Mountain View city workers plan to begin posting "no parking" signs for recreational vehicles and trailers on 444 of the city's 525 streets. Measure C, which passed with 56% of the vote, bans vehicles that exceed 22 feet in length or seven feet in width and 7 feet in height, parked on streets that are 40 feet or narrower.

"I don't consider myself homeless, that's my home and I love my home, you can't afford rent here," said Angela Montoya who has lived in her converted bus for nearly two years on Gemini Avenue. "I love it, it's perfect. They're going to kick everybody out of Mountain View, but it's just going to spill out into the other areas. It's just going to keep going on and on and on."

Montoya said she has no idea where she will go next. Her street is one of the first areas where the "no parking" signs are expected to be posted.

Her neighbor, Todd Wolff, also lives in an RV on Gemini Avenue. He bought his vehicle with money he inherited after losing his parents, and immediately finding himself living in a tent next to a creek.

"I was pretty down and out, I was bummed out about my father," Wolff said. "I found it (the RV) one day and was out of the creek that next day. I packed my tent up and moved."

The ban is aimed at reducing the unhoused population that live in RVs and park in Mountain View streets. During counts last year, there were nearly 200 RVs parked on public streets.

"It's been nice staying here," Wolff said. "I knew that eventually we were going to have to go."

He said he may drive his RV to San Jose, or in a rural town near Yosemite National Park. Wolff worries, however, about the cost of gas, repairs and maintenance as he's forced to move from one spot to another. He's lived on Gemini Avenue for about two years.
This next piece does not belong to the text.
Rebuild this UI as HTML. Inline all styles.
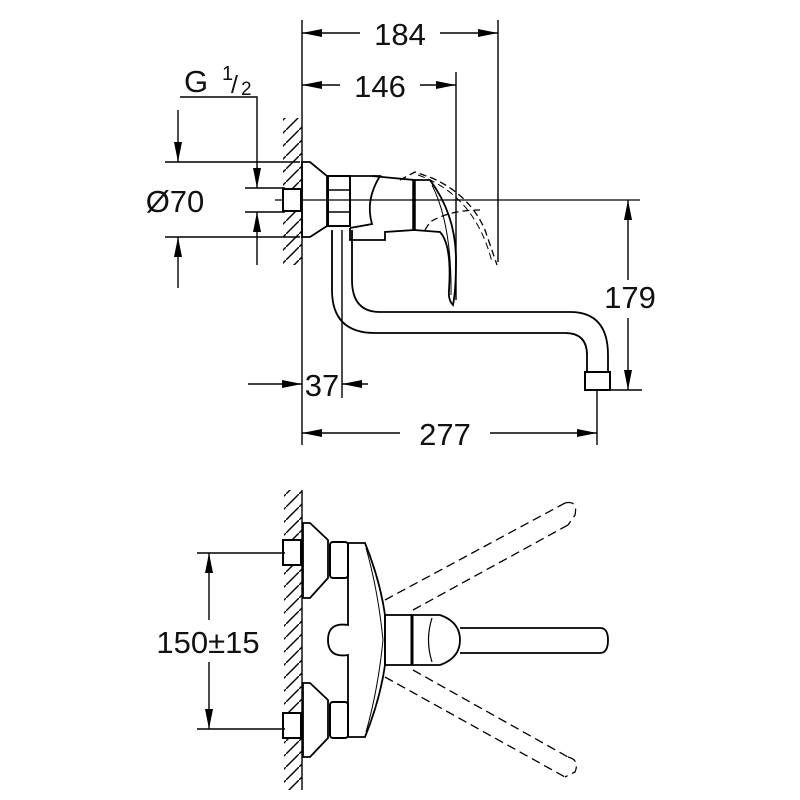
<!DOCTYPE html>
<html><head><meta charset="utf-8"><style>
html,body{margin:0;padding:0;background:#fff;}
svg{display:block}
text{font-family:"Liberation Sans",sans-serif;fill:#111}
</style></head><body>
<svg width="800" height="800" viewBox="0 0 800 800" xmlns="http://www.w3.org/2000/svg">
<defs>
<marker id="a" viewBox="0 0 20 8" refX="20" refY="4" markerWidth="20" markerHeight="8" markerUnits="userSpaceOnUse" orient="auto"><path d="M0,0 L20,4 L0,8 Z" fill="#000"/></marker>
<pattern id="h" width="13" height="13" patternUnits="userSpaceOnUse"><path d="M-1,14 L14,-1" stroke="#000" stroke-width="1.4"/></pattern>
</defs>
<g stroke="#000" fill="none" stroke-width="1.4">
<line x1="302" y1="20" x2="302" y2="445"/>
<rect x="283" y="118" width="19" height="147" fill="url(#h)" stroke="none"/>
<line x1="498" y1="20" x2="498" y2="262"/>
<line x1="360" y1="33" x2="302" y2="33" marker-end="url(#a)"/>
<line x1="440" y1="33" x2="498" y2="33" marker-end="url(#a)"/>
<line x1="456" y1="72" x2="456" y2="300"/>
<line x1="340" y1="85" x2="302" y2="85" marker-end="url(#a)"/>
<line x1="420" y1="85" x2="456" y2="85" marker-end="url(#a)"/>
<polyline points="180,97 257,97 257,120"/>
<line x1="257" y1="120" x2="257" y2="188" marker-end="url(#a)"/>
<line x1="257" y1="265" x2="257" y2="212" marker-end="url(#a)"/>
<line x1="165" y1="162" x2="300" y2="162"/>
<line x1="165" y1="237" x2="300" y2="237"/>
<line x1="245" y1="188" x2="285" y2="188"/>
<line x1="245" y1="212" x2="285" y2="212"/>
<line x1="178" y1="110" x2="178" y2="162" marker-end="url(#a)"/>
<line x1="178" y1="288" x2="178" y2="237" marker-end="url(#a)"/>
<line x1="275" y1="200" x2="640" y2="200" stroke-width="1.2"/>
<rect x="283" y="189" width="18" height="22" fill="#fff" stroke-width="2"/>
<polygon points="302,162 310,162 327,176 327,226 310,237 302,237" stroke-width="1.8"/>
<rect x="328" y="176" width="22" height="50" stroke-width="2"/>
<line x1="328" y1="190" x2="350" y2="190"/><line x1="328" y1="212" x2="350" y2="212"/>
<path d="M350,176 L380,176 Q365,200 372,224 L350,228" stroke-width="1.8"/>
<path d="M372,176 L414,180 L414,230 L385,232 L385,240 L350,240 L350,228" stroke-width="1.8"/>
<line x1="414" y1="180" x2="414" y2="230" stroke-width="3.5"/>
<path d="M414,180 L430,180 Q456,215 456,260 Q456,290 453,305 Q448,300 449,290 Q452,245 440,232 L414,230" stroke-width="1.8"/>
<path d="M432,185 Q452,225 451,295" stroke-width="1"/>
<path d="M400,180 L415,172 L432,178 Q470,195 485,230 L497,265 M425,230 L430,222 Q450,210 480,210" stroke-dasharray="7,4" stroke-width="1.3"/>
<path d="M418,175 Q475,195 492,262" stroke-dasharray="7,4" stroke-width="1"/>
<path d="M332,230 L332,290 Q332,333 375,333 L565,333 Q587,333 587,355 L587,372" stroke-width="1.8"/>
<path d="M352,230 L352,280 Q352,312 380,312 L570,312 Q608,312 608,355 L608,372" stroke-width="1.8"/>
<rect x="585" y="372" width="25" height="18" stroke-width="2"/>
<line x1="600" y1="390" x2="642" y2="390"/>
<line x1="628" y1="280" x2="628" y2="200" marker-end="url(#a)"/>
<line x1="628" y1="318" x2="628" y2="390" marker-end="url(#a)"/>
<line x1="342" y1="230" x2="342" y2="398"/>
<line x1="248" y1="384" x2="302" y2="384" marker-end="url(#a)"/>
<line x1="368" y1="384" x2="342" y2="384" marker-end="url(#a)"/>
<line x1="597" y1="390" x2="597" y2="445"/>
<line x1="400" y1="433" x2="302" y2="433" marker-end="url(#a)"/>
<line x1="490" y1="433" x2="597" y2="433" marker-end="url(#a)"/>

<line x1="302" y1="490" x2="302" y2="790"/>
<rect x="284" y="490" width="18" height="300" fill="url(#h)" stroke="none"/>
<rect x="283" y="540" width="18" height="25" fill="#fff" stroke-width="2"/>
<rect x="283" y="713" width="18" height="25" fill="#fff" stroke-width="2"/>
<polygon points="303,523 310,523 328,540 328,578 310,598 303,598" stroke-width="1.8"/>
<polygon points="303,683 310,683 328,700 328,738 310,757 303,757" stroke-width="1.8"/>
<rect x="330" y="542" width="18" height="36" rx="3" stroke-width="2"/>
<rect x="330" y="702" width="18" height="36" rx="3" stroke-width="2"/>
<path d="M348,543 L365,543 Q380,580 385,615 L385,665 Q380,700 365,737 L348,737 L348,655 Q328,658 328,640 Q328,622 348,625 Z" stroke-width="1.8"/>
<path d="M366,548 Q378,590 383,640 Q378,690 366,732" stroke-width="1"/>
<rect x="385" y="615" width="27" height="50" stroke-width="1.8"/>
<line x1="412" y1="615" x2="412" y2="665" stroke-width="3"/>
<path d="M412,615 L440,615 Q460,622 460,640 Q460,658 440,665 L412,665" stroke-width="1.8"/>
<path d="M432,618 Q425,640 432,662" stroke-width="1.2"/>
<path d="M460,628 L600,628 Q608,628 608,640 Q608,653 600,653 L460,653" stroke-width="1.8"/>
<g stroke-dasharray="9,5" stroke-width="1.3">
<line x1="385" y1="600" x2="565" y2="503"/>
<line x1="413" y1="610" x2="568" y2="525"/>
<path d="M565,503 Q578,500 575,515 L568,525"/>
<line x1="385" y1="677" x2="565" y2="777"/>
<line x1="413" y1="670" x2="568" y2="757"/>
<path d="M568,757 Q580,760 575,772 L565,777"/>
</g>
<line x1="197" y1="553" x2="285" y2="553"/>
<line x1="197" y1="729" x2="285" y2="729"/>
<line x1="209" y1="620" x2="209" y2="553" marker-end="url(#a)"/>
<line x1="209" y1="662" x2="209" y2="729" marker-end="url(#a)"/>
</g>
<g font-size="31">
<text x="400" y="45" text-anchor="middle">184</text>
<text x="380" y="97" text-anchor="middle">146</text>
<text x="184" y="92">G</text>
<text x="222" y="80" font-size="20">1</text>
<text x="231" y="93" font-size="25">/</text>
<text x="241" y="95" font-size="19">2</text>
<text x="175" y="212" text-anchor="middle">Ø70</text>
<text x="630" y="308" text-anchor="middle">179</text>
<text x="322" y="396" text-anchor="middle">37</text>
<text x="445" y="445" text-anchor="middle">277</text>
<text x="208" y="653" text-anchor="middle">150±15</text>
</g>
</svg>
</body></html>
Montoya said the ban may drive many of them out onto the streets instead of helping them. But she knows the clock is ticking.

"A lot of these people here, they have jobs and they have kids in school and just to pick up and leave it takes a lot of money to go," said Montoya. "I feel like honest people are getting kicked out. Sometimes it's OK to, if you choose to live in your motorhome. Make room for us, make room for it, I mean we're people too."